Policy advice to Cabinet ministers will no longer be considered for release to members of the public under changes to the Freedom of Information Law passed Friday.
The amended law carves out new exemptions allowing records of opinions, advice and recommendations made to government ministers to be kept under wraps.
The change expands on an existing exemption that applies to deliberations of Cabinet. Deliberations of the National Security Council and advice to the governor and government ministers to formulate policy are also now exempt under the amended legislation.
The changes were criticized by opposition legislator Chris Saunders, who also questioned other aspects of the FOI (Amendment) Bill. Opposition members voted against the legislation, which passed on the strength of votes from the government bench.
Attorney General Sam Bulgin justified the extension of the exemptions to include advice to ministers, saying it was important to protect the integrity of the policymaking process.
He said officials and ministers would “clam up” and be reluctant to speak openly if their considerations and policy recommendations were open to FOI.
He said, “The way that government works is that you ought to be able to have a free and frank exchange of ideas in order that you can make policies. If every shifting impulse is subject to an FOI law, then that will undermine that process. That is the basis on which this has been included and it is as sensible as it is understandable.”
The bill, which largely deals with administrative and “housekeeping” matters to bring the law in line with the Data Protection Law that will come into effect in September 2019, also includes some new exemptions.
It expands the agencies that can be considered as “security and intelligence services” to include the agencies responsible for customs, immigration and prisons, as well as financial and tax information investigatory authorities.

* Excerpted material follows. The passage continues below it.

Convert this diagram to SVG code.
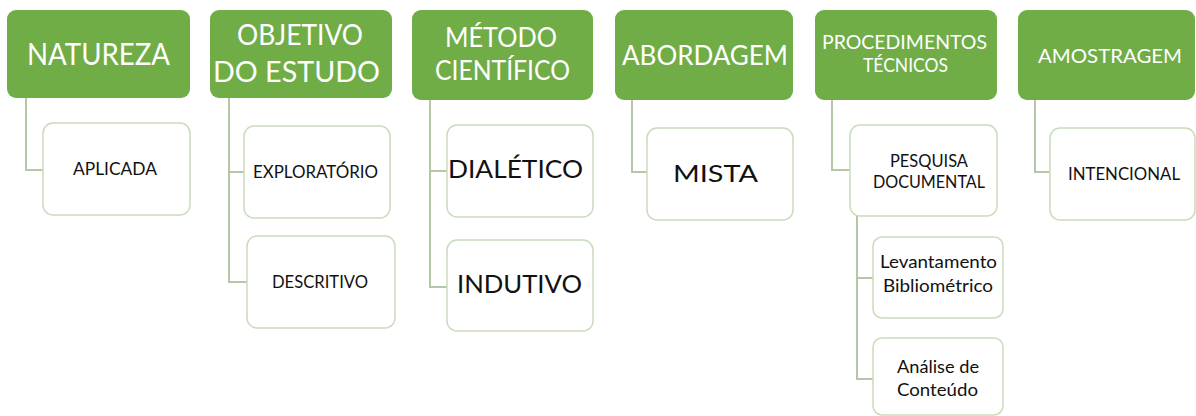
<svg xmlns="http://www.w3.org/2000/svg" width="1196" height="416" viewBox="0 0 1196 416">
<style>
.hd{fill:#70AD47}
.bx{fill:#fff;stroke:#C9DCBC;stroke-width:1.5}
.ht{font-family:Lato,"Open Sans","Liberation Sans",sans-serif;fill:#fff;text-anchor:middle}
.bt{font-family:Lato,"Open Sans","Liberation Sans",sans-serif;fill:#111;text-anchor:middle}
.cn{fill:none;stroke:#B4C7A6;stroke-width:2}
</style>
<rect width="1196" height="416" fill="#fff"/>
<g id="connectors">
<path class="cn" d="M26 98 V170 H43"/>
<path class="cn" d="M229 98 V282 H247 M229 172 H244"/>
<path class="cn" d="M430 100 V287 H447 M430 171 H447"/>
<path class="cn" d="M632 100 V172 H647"/>
<path class="cn" d="M832 100 V170 H850"/>
<path class="cn" d="M857 216 V379 H873 M857 278 H873"/>
<path class="cn" d="M1035 100 V172 H1050"/>
</g>
<g id="natureza">
<rect class="hd" x="7" y="10" width="183" height="88" rx="9"/>
<text class="ht" x="98.5" y="65" font-size="31" textLength="143" lengthAdjust="spacingAndGlyphs">NATUREZA</text>
</g>
<g id="aplicada">
<rect class="bx" x="43" y="123" width="147" height="92" rx="10"/>
<text class="bt" x="115" y="175" font-size="17" textLength="84" lengthAdjust="spacingAndGlyphs">APLICADA</text>
</g>
<g id="objetivo">
<rect class="hd" x="210" y="10" width="182" height="88" rx="9"/>
<text class="ht" x="300" y="45" font-size="28" textLength="126" lengthAdjust="spacingAndGlyphs">OBJETIVO</text>
<text class="ht" x="296.5" y="82" font-size="28" textLength="167" lengthAdjust="spacingAndGlyphs">DO ESTUDO</text>
</g>
<g id="exploratorio">
<rect class="bx" x="244" y="126" width="146" height="92" rx="10"/>
<text class="bt" x="315.5" y="178" font-size="17" textLength="125" lengthAdjust="spacingAndGlyphs">EXPLORATÓRIO</text>
</g>
<g id="descritivo">
<rect class="bx" x="247" y="236" width="148" height="92" rx="10"/>
<text class="bt" x="320" y="288" font-size="17" textLength="96" lengthAdjust="spacingAndGlyphs">DESCRITIVO</text>
</g>
<g id="metodo">
<rect class="hd" x="412" y="10" width="181" height="90" rx="9"/>
<text class="ht" x="501" y="47" font-size="26" textLength="112" lengthAdjust="spacingAndGlyphs">MÉTODO</text>
<text class="ht" x="502.5" y="80" font-size="26" textLength="135" lengthAdjust="spacingAndGlyphs">CIENTÍFICO</text>
</g>
<g id="dialetico">
<rect class="bx" x="447" y="125" width="146" height="92" rx="10"/>
<text class="bt" x="515.5" y="178" font-size="25" textLength="135" lengthAdjust="spacingAndGlyphs">DIALÉTICO</text>
</g>
<g id="indutivo">
<rect class="bx" x="447" y="240" width="146" height="91" rx="10"/>
<text class="bt" x="519.5" y="293" font-size="25" textLength="125" lengthAdjust="spacingAndGlyphs">INDUTIVO</text>
</g>
<g id="abordagem">
<rect class="hd" x="615" y="10" width="178" height="90" rx="9"/>
<text class="ht" x="705" y="65" font-size="26" textLength="166" lengthAdjust="spacingAndGlyphs">ABORDAGEM</text>
</g>
<g id="mista">
<rect class="bx" x="647" y="128" width="146" height="92" rx="10"/>
<text class="bt" x="715.5" y="182" font-size="24" textLength="85" lengthAdjust="spacingAndGlyphs">MISTA</text>
</g>
<g id="procedimentos">
<rect class="hd" x="815" y="10" width="182" height="90" rx="9"/>
<text class="ht" x="904.5" y="49" font-size="19" textLength="165" lengthAdjust="spacingAndGlyphs">PROCEDIMENTOS</text>
<text class="ht" x="905.5" y="72" font-size="19" textLength="85" lengthAdjust="spacingAndGlyphs">TÉCNICOS</text>
</g>
<g id="pesquisa">
<rect class="bx" x="850" y="125" width="147" height="91" rx="10"/>
<text class="bt" x="929" y="167" font-size="17" textLength="78" lengthAdjust="spacingAndGlyphs">PESQUISA</text>
<text class="bt" x="929" y="188" font-size="17" textLength="112" lengthAdjust="spacingAndGlyphs">DOCUMENTAL</text>
</g>
<g id="levantamento">
<rect class="bx" x="873" y="237" width="130" height="81" rx="9"/>
<text class="bt" x="938.5" y="268" font-size="18" textLength="117" lengthAdjust="spacingAndGlyphs">Levantamento</text>
<text class="bt" x="938" y="292" font-size="18" textLength="110" lengthAdjust="spacingAndGlyphs">Bibliométrico</text>
</g>
<g id="analise">
<rect class="bx" x="873" y="338" width="130" height="77" rx="9"/>
<text class="bt" x="938" y="373" font-size="18" textLength="82" lengthAdjust="spacingAndGlyphs">Análise de</text>
<text class="bt" x="937.5" y="396" font-size="18" textLength="81" lengthAdjust="spacingAndGlyphs">Conteúdo</text>
</g>
<g id="amostragem">
<rect class="hd" x="1018" y="10" width="177" height="90" rx="9"/>
<text class="ht" x="1110" y="63" font-size="20" textLength="144" lengthAdjust="spacingAndGlyphs">AMOSTRAGEM</text>
</g>
<g id="intencional">
<rect class="bx" x="1050" y="128" width="145" height="92" rx="10"/>
<text class="bt" x="1124" y="180" font-size="17" textLength="112" lengthAdjust="spacingAndGlyphs">INTENCIONAL</text>
</g>
</svg>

“The effect of this amendment is to provide that the law does not apply to these agencies in effect of strategic or operational intelligence gathering activities,” Mr. Bulgin said.
The new law also allows exempt records, which ordinarily become declassified after 20 years, to remain under wraps if the Ombudsman deems it necessary.
Mr. Saunders and independent legislator Kenneth Bryan raised questions about some of the amendments. Mr. Saunders said it was an important part of the democratic process that the public had access to information to keep legislators in check.
The bill passed for a second reading by 8 votes to 4. It later passed a third reading, meaning it will become law, by 8 votes to 3, with one abstention and 6 absentees.